◆ What you need to do ◆
Write the data out again, character for character, with no images.

◆ Supplied data ◆
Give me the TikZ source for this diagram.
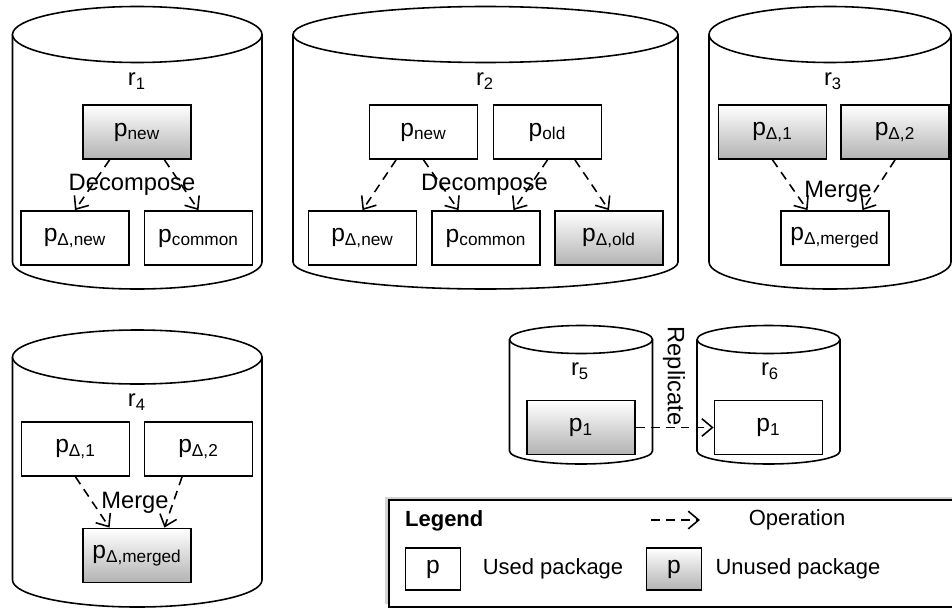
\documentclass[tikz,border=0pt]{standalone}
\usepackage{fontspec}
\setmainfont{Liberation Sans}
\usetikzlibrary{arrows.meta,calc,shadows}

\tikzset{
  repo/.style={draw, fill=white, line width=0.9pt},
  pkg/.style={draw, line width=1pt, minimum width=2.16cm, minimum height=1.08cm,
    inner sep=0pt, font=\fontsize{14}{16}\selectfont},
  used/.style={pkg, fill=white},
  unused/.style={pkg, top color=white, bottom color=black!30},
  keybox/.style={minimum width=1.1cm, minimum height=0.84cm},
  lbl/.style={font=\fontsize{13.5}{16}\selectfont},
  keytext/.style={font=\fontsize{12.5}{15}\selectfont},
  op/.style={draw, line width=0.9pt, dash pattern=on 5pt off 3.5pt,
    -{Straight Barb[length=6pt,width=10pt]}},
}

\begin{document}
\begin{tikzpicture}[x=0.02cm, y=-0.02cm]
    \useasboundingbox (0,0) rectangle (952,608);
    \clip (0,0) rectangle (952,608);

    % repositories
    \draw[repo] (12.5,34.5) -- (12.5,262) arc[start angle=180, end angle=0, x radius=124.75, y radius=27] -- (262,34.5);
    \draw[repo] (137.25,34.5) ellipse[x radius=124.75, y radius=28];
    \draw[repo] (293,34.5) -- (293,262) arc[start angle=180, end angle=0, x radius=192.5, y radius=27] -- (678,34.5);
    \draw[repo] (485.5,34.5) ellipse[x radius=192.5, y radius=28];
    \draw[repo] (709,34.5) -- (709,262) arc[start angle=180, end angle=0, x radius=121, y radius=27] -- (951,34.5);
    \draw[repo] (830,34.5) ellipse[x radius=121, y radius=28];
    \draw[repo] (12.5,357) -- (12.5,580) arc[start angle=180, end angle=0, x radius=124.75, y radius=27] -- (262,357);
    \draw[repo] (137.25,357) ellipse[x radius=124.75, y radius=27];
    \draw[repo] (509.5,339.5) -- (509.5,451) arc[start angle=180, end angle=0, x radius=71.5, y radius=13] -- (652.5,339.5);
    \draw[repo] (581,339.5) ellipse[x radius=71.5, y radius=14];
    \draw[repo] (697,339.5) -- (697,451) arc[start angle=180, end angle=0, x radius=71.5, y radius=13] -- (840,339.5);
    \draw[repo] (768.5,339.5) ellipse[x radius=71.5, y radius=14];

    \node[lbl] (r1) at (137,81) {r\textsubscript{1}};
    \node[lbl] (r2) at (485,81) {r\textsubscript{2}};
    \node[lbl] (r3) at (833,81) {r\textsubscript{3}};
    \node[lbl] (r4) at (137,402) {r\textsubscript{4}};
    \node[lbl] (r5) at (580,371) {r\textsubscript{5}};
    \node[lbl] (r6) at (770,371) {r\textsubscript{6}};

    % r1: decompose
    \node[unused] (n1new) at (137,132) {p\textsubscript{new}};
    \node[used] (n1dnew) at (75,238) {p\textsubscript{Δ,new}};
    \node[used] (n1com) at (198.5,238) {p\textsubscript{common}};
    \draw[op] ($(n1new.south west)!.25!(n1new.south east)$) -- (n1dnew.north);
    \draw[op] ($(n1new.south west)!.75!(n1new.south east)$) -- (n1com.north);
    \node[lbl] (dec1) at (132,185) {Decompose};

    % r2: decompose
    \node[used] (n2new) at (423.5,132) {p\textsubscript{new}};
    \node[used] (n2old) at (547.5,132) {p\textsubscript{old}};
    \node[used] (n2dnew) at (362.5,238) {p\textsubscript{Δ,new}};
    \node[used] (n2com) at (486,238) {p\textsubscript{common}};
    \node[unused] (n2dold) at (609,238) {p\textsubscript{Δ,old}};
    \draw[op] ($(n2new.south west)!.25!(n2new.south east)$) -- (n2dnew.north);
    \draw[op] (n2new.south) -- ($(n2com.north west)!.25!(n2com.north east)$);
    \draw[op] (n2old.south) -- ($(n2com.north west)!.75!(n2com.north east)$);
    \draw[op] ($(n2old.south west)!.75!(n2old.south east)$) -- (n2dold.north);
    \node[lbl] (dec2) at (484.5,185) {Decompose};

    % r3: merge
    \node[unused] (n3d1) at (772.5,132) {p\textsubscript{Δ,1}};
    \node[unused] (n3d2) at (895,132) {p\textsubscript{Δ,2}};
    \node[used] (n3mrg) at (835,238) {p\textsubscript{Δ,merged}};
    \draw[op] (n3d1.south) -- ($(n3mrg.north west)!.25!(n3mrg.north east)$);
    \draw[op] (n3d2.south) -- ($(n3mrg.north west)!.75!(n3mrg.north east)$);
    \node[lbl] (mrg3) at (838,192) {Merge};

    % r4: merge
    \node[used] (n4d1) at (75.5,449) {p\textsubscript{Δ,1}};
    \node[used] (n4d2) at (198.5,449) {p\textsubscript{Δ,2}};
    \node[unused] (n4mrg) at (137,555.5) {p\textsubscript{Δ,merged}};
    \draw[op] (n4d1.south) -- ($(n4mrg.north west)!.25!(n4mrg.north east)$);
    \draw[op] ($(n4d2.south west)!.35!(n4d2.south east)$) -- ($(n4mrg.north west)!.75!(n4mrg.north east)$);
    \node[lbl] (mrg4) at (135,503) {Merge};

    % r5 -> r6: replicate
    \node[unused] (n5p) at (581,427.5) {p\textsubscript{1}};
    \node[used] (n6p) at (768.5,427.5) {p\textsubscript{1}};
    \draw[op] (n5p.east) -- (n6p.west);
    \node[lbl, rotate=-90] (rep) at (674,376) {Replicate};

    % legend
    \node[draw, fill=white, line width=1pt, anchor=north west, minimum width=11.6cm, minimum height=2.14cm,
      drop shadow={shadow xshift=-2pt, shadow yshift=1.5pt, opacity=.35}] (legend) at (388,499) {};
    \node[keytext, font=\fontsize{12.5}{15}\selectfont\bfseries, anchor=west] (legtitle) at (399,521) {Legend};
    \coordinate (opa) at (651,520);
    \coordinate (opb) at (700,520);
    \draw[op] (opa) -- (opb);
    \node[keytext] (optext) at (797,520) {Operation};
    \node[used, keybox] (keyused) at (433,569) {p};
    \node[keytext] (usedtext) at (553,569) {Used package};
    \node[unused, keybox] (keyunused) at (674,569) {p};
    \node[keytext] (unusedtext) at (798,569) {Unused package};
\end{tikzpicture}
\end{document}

◆ The output ◆
Give me the TikZ source for this diagram.
\documentclass[tikz,border=0pt]{standalone}
\usepackage{fontspec}
\setmainfont{Liberation Sans}
\usetikzlibrary{arrows.meta,calc,shadows}

\tikzset{
  repo/.style={draw, fill=white, line width=0.9pt},
  pkg/.style={draw, line width=1pt, minimum width=2.16cm, minimum height=1.08cm,
    inner sep=0pt, font=\fontsize{14}{16}\selectfont},
  used/.style={pkg, fill=white},
  unused/.style={pkg, top color=white, bottom color=black!30},
  keybox/.style={minimum width=1.1cm, minimum height=0.84cm},
  lbl/.style={font=\fontsize{13.5}{16}\selectfont},
  keytext/.style={font=\fontsize{12.5}{15}\selectfont},
  op/.style={draw, line width=0.9pt, dash pattern=on 5pt off 3.5pt,
    -{Straight Barb[length=6pt,width=10pt]}},
}

\begin{document}
\begin{tikzpicture}[x=0.02cm, y=-0.02cm]
    \useasboundingbox (0,0) rectangle (952,608);
    \clip (0,0) rectangle (952,608);

    % repositories
    \draw[repo] (12.5,34.5) -- (12.5,262) arc[start angle=180, end angle=0, x radius=124.75, y radius=27] -- (262,34.5);
    \draw[repo] (137.25,34.5) ellipse[x radius=124.75, y radius=28];
    \draw[repo] (293,34.5) -- (293,262) arc[start angle=180, end angle=0, x radius=192.5, y radius=27] -- (678,34.5);
    \draw[repo] (485.5,34.5) ellipse[x radius=192.5, y radius=28];
    \draw[repo] (709,34.5) -- (709,262) arc[start angle=180, end angle=0, x radius=121, y radius=27] -- (951,34.5);
    \draw[repo] (830,34.5) ellipse[x radius=121, y radius=28];
    \draw[repo] (12.5,357) -- (12.5,580) arc[start angle=180, end angle=0, x radius=124.75, y radius=27] -- (262,357);
    \draw[repo] (137.25,357) ellipse[x radius=124.75, y radius=27];
    \draw[repo] (509.5,339.5) -- (509.5,451) arc[start angle=180, end angle=0, x radius=71.5, y radius=13] -- (652.5,339.5);
    \draw[repo] (581,339.5) ellipse[x radius=71.5, y radius=14];
    \draw[repo] (697,339.5) -- (697,451) arc[start angle=180, end angle=0, x radius=71.5, y radius=13] -- (840,339.5);
    \draw[repo] (768.5,339.5) ellipse[x radius=71.5, y radius=14];

    \node[lbl] (r1) at (137,81) {r\textsubscript{1}};
    \node[lbl] (r2) at (485,81) {r\textsubscript{2}};
    \node[lbl] (r3) at (833,81) {r\textsubscript{3}};
    \node[lbl] (r4) at (137,402) {r\textsubscript{4}};
    \node[lbl] (r5) at (580,371) {r\textsubscript{5}};
    \node[lbl] (r6) at (770,371) {r\textsubscript{6}};

    % r1: decompose
    \node[unused] (n1new) at (137,132) {p\textsubscript{new}};
    \node[used] (n1dnew) at (75,238) {p\textsubscript{Δ,new}};
    \node[used] (n1com) at (198.5,238) {p\textsubscript{common}};
    \draw[op] ($(n1new.south west)!.25!(n1new.south east)$) -- (n1dnew.north);
    \draw[op] ($(n1new.south west)!.75!(n1new.south east)$) -- (n1com.north);
    \node[lbl] (dec1) at (132,185) {Decompose};

    % r2: decompose
    \node[used] (n2new) at (423.5,132) {p\textsubscript{new}};
    \node[used] (n2old) at (547.5,132) {p\textsubscript{old}};
    \node[used] (n2dnew) at (362.5,238) {p\textsubscript{Δ,new}};
    \node[used] (n2com) at (486,238) {p\textsubscript{common}};
    \node[unused] (n2dold) at (609,238) {p\textsubscript{Δ,old}};
    \draw[op] ($(n2new.south west)!.25!(n2new.south east)$) -- (n2dnew.north);
    \draw[op] (n2new.south) -- ($(n2com.north west)!.25!(n2com.north east)$);
    \draw[op] (n2old.south) -- ($(n2com.north west)!.75!(n2com.north east)$);
    \draw[op] ($(n2old.south west)!.75!(n2old.south east)$) -- (n2dold.north);
    \node[lbl] (dec2) at (484.5,185) {Decompose};

    % r3: merge
    \node[unused] (n3d1) at (772.5,132) {p\textsubscript{Δ,1}};
    \node[unused] (n3d2) at (895,132) {p\textsubscript{Δ,2}};
    \node[used] (n3mrg) at (835,238) {p\textsubscript{Δ,merged}};
    \draw[op] (n3d1.south) -- ($(n3mrg.north west)!.25!(n3mrg.north east)$);
    \draw[op] (n3d2.south) -- ($(n3mrg.north west)!.75!(n3mrg.north east)$);
    \node[lbl] (mrg3) at (838,192) {Merge};

    % r4: merge
    \node[used] (n4d1) at (75.5,449) {p\textsubscript{Δ,1}};
    \node[used] (n4d2) at (198.5,449) {p\textsubscript{Δ,2}};
    \node[unused] (n4mrg) at (137,555.5) {p\textsubscript{Δ,merged}};
    \draw[op] (n4d1.south) -- ($(n4mrg.north west)!.25!(n4mrg.north east)$);
    \draw[op] ($(n4d2.south west)!.35!(n4d2.south east)$) -- ($(n4mrg.north west)!.75!(n4mrg.north east)$);
    \node[lbl] (mrg4) at (135,503) {Merge};

    % r5 -> r6: replicate
    \node[unused] (n5p) at (581,427.5) {p\textsubscript{1}};
    \node[used] (n6p) at (768.5,427.5) {p\textsubscript{1}};
    \draw[op] (n5p.east) -- (n6p.west);
    \node[lbl, rotate=-90] (rep) at (674,376) {Replicate};

    % legend
    \node[draw, fill=white, line width=1pt, anchor=north west, minimum width=11.6cm, minimum height=2.14cm,
      drop shadow={shadow xshift=-2pt, shadow yshift=1.5pt, opacity=.35}] (legend) at (388,499) {};
    \node[keytext, font=\fontsize{12.5}{15}\selectfont\bfseries, anchor=west] (legtitle) at (399,521) {Legend};
    \coordinate (opa) at (651,520);
    \coordinate (opb) at (700,520);
    \draw[op] (opa) -- (opb);
    \node[keytext] (optext) at (797,520) {Operation};
    \node[used, keybox] (keyused) at (433,569) {p};
    \node[keytext] (usedtext) at (553,569) {Used package};
    \node[unused, keybox] (keyunused) at (674,569) {p};
    \node[keytext] (unusedtext) at (798,569) {Unused package};
\end{tikzpicture}
\end{document}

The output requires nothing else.